- Work required
For every line in the records that has the word "this", make a copy.

- Records with drawing code

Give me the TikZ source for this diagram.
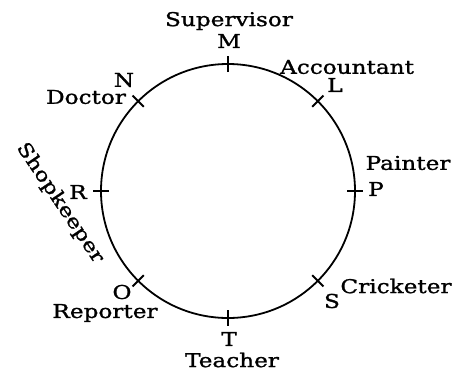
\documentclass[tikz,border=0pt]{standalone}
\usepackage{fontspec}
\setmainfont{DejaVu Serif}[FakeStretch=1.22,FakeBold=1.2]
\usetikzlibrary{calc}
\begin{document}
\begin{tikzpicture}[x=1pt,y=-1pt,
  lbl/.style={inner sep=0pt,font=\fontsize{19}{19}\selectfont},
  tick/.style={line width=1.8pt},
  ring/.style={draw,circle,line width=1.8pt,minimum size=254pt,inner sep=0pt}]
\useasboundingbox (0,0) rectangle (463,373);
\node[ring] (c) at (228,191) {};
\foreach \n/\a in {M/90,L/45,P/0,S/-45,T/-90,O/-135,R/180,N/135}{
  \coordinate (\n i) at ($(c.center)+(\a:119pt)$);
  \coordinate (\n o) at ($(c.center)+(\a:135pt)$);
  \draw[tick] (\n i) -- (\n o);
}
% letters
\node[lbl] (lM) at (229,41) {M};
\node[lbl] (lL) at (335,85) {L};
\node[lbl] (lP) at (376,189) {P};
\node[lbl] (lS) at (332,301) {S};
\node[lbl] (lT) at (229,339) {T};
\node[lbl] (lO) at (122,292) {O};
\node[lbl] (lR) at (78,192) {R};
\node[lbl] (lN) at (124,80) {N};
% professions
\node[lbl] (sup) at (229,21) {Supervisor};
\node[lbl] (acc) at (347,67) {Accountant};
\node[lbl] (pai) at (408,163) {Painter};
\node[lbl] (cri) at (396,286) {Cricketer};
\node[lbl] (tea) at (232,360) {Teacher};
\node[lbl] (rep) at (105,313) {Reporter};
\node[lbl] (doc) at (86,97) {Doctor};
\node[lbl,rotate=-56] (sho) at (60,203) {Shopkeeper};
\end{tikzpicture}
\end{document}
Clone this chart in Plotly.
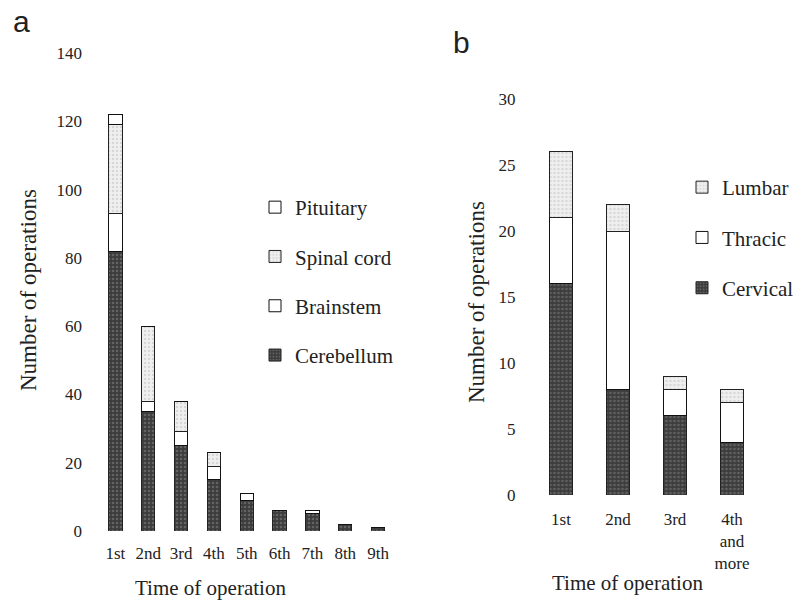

- Written answer
Give me the TikZ source for this diagram.
Clone this chart in Plotly.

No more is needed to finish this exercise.